▸ Data:
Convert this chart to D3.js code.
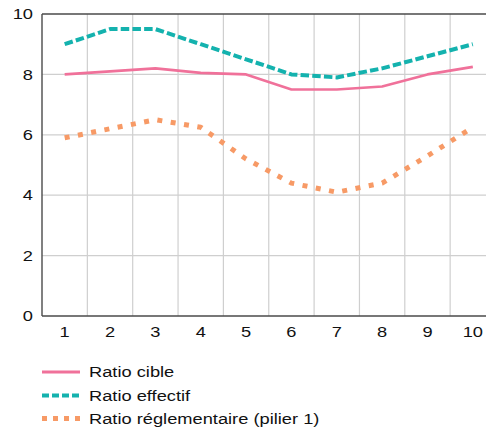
<!DOCTYPE html>
<html>
<head>
<meta charset="utf-8">
<script src="https://cdn.jsdelivr.net/npm/d3@7"></script>
<style>
html,body{margin:0;padding:0;background:#fff;overflow:hidden;}
svg{display:block;font-family:"Liberation Sans",Arial,Helvetica,sans-serif;}
</style>
</head>
<body>
<svg id="chart" width="486" height="430"></svg>
<script>
const categories = [1,2,3,4,5,6,7,8,9,10];
const ratioCible = [8.0, 8.1, 8.2, 8.05, 8.0, 7.5, 7.5, 7.6, 8.0, 8.25];
const ratioEffectif = [9.0, 9.5, 9.5, 9.0, 8.5, 8.0, 7.9, 8.2, 8.6, 9.0];
const ratioReglementaire = [5.9, 6.2, 6.5, 6.25, 5.2, 4.4, 4.1, 4.4, 5.3, 6.25];
const yTicks = [0,2,4,6,8,10];
const seriesNames = ["Ratio cible", "Ratio effectif", "Ratio réglementaire (pilier 1)"];

(function(){
const colors = ["#f0719a", "#14b2ae", "#f79a66"];
const series = [
  {name: seriesNames[0], values: ratioCible, color: colors[0], width: 2.6, dash: null, legendDash: null},
  {name: seriesNames[1], values: ratioEffectif, color: colors[1], width: 4, dash: "8.5,3.2", legendDash: "7,3"},
  {name: seriesNames[2], values: ratioReglementaire, color: colors[2], width: 5, dash: "5,8.5", legendDash: "5,6"}
];

const svg = d3.select("#chart");
const mLeft = 42, mTop = 14, mBottom = 316, mRight = 495.5;
const SX = 1.26, FS = 14.5;

const x = d3.scaleBand().domain(categories).range([mLeft, mRight]).padding(0);
const y = d3.scaleLinear().domain([0,10]).range([mBottom, mTop]);

// grid
const grid = svg.append("g");
grid.selectAll("line.h").data(yTicks.filter(d => d>0 && d<10)).enter().append("line")
  .attr("x1", mLeft).attr("x2", mRight).attr("y1", d => y(d)).attr("y2", d => y(d))
  .attr("stroke", "#cfcfcf").attr("stroke-width", 1.2);
grid.selectAll("line.v").data(categories.slice(1)).enter().append("line")
  .attr("x1", d => x(d)).attr("x2", d => x(d)).attr("y1", mTop).attr("y2", mBottom)
  .attr("stroke", "#cfcfcf").attr("stroke-width", 1.2);

// frame
svg.append("line").attr("x1", mLeft).attr("x2", mRight).attr("y1", mTop).attr("y2", mTop)
  .attr("stroke", "#4a4a4a").attr("stroke-width", 1.4);
svg.append("line").attr("x1", mLeft).attr("x2", mRight).attr("y1", mBottom).attr("y2", mBottom)
  .attr("stroke", "#4a4a4a").attr("stroke-width", 1.4);
svg.append("line").attr("x1", mLeft).attr("x2", mLeft).attr("y1", mTop).attr("y2", mBottom)
  .attr("stroke", "#4a4a4a").attr("stroke-width", 1.4);

function stretchedText(g, tx, ty, txt, anchor) {
  return g.append("text")
    .attr("transform", `translate(${tx},${ty}) scale(${SX},1)`)
    .attr("text-anchor", anchor)
    .attr("font-size", FS)
    .attr("fill", "#111")
    .text(txt);
}

// y tick labels
const yl = svg.append("g");
yTicks.forEach(t => {
  stretchedText(yl, 33, y(t) + 5.2, String(t), "end");
});
// x tick labels
const xl = svg.append("g");
categories.forEach(c => {
  stretchedText(xl, x(c) + x.bandwidth()/2, 337, String(c), "middle");
});

// lines
const line = d3.line()
  .x((d,i) => x(categories[i]) + x.bandwidth()/2)
  .y(d => y(d));

series.forEach(s => {
  const p = svg.append("path")
    .attr("d", line(s.values))
    .attr("fill", "none")
    .attr("stroke", s.color)
    .attr("stroke-width", s.width)
    .attr("stroke-linejoin", "round");
  if (s.dash) p.attr("stroke-dasharray", s.dash);
});

// legend
const lg = svg.append("g");
const rows = [372, 395.5, 418.5];
series.forEach((s, i) => {
  const l = lg.append("line")
    .attr("x1", 42).attr("x2", 80)
    .attr("y1", rows[i]).attr("y2", rows[i])
    .attr("stroke", s.color)
    .attr("stroke-width", s.width === 2.6 ? 2.8 : s.width);
  if (s.legendDash) l.attr("stroke-dasharray", s.legendDash);
  stretchedText(lg, 89, rows[i] + 5.3, s.name, "start");
});
})();
</script>
</body>
</html>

▸ Work to complete: Repeat only the lines between the start of the data and the line with "y = d3.scaleLinear().domain([0,10]).range([mBottom, mTop]);", including those two lines, and skip the pictures.

▸ The result:
Convert this chart to D3.js code.
<!DOCTYPE html>
<html>
<head>
<meta charset="utf-8">
<script src="https://cdn.jsdelivr.net/npm/d3@7"></script>
<style>
html,body{margin:0;padding:0;background:#fff;overflow:hidden;}
svg{display:block;font-family:"Liberation Sans",Arial,Helvetica,sans-serif;}
</style>
</head>
<body>
<svg id="chart" width="486" height="430"></svg>
<script>
const categories = [1,2,3,4,5,6,7,8,9,10];
const ratioCible = [8.0, 8.1, 8.2, 8.05, 8.0, 7.5, 7.5, 7.6, 8.0, 8.25];
const ratioEffectif = [9.0, 9.5, 9.5, 9.0, 8.5, 8.0, 7.9, 8.2, 8.6, 9.0];
const ratioReglementaire = [5.9, 6.2, 6.5, 6.25, 5.2, 4.4, 4.1, 4.4, 5.3, 6.25];
const yTicks = [0,2,4,6,8,10];
const seriesNames = ["Ratio cible", "Ratio effectif", "Ratio réglementaire (pilier 1)"];

(function(){
const colors = ["#f0719a", "#14b2ae", "#f79a66"];
const series = [
  {name: seriesNames[0], values: ratioCible, color: colors[0], width: 2.6, dash: null, legendDash: null},
  {name: seriesNames[1], values: ratioEffectif, color: colors[1], width: 4, dash: "8.5,3.2", legendDash: "7,3"},
  {name: seriesNames[2], values: ratioReglementaire, color: colors[2], width: 5, dash: "5,8.5", legendDash: "5,6"}
];

const svg = d3.select("#chart");
const mLeft = 42, mTop = 14, mBottom = 316, mRight = 495.5;
const SX = 1.26, FS = 14.5;

const x = d3.scaleBand().domain(categories).range([mLeft, mRight]).padding(0);
const y = d3.scaleLinear().domain([0,10]).range([mBottom, mTop]);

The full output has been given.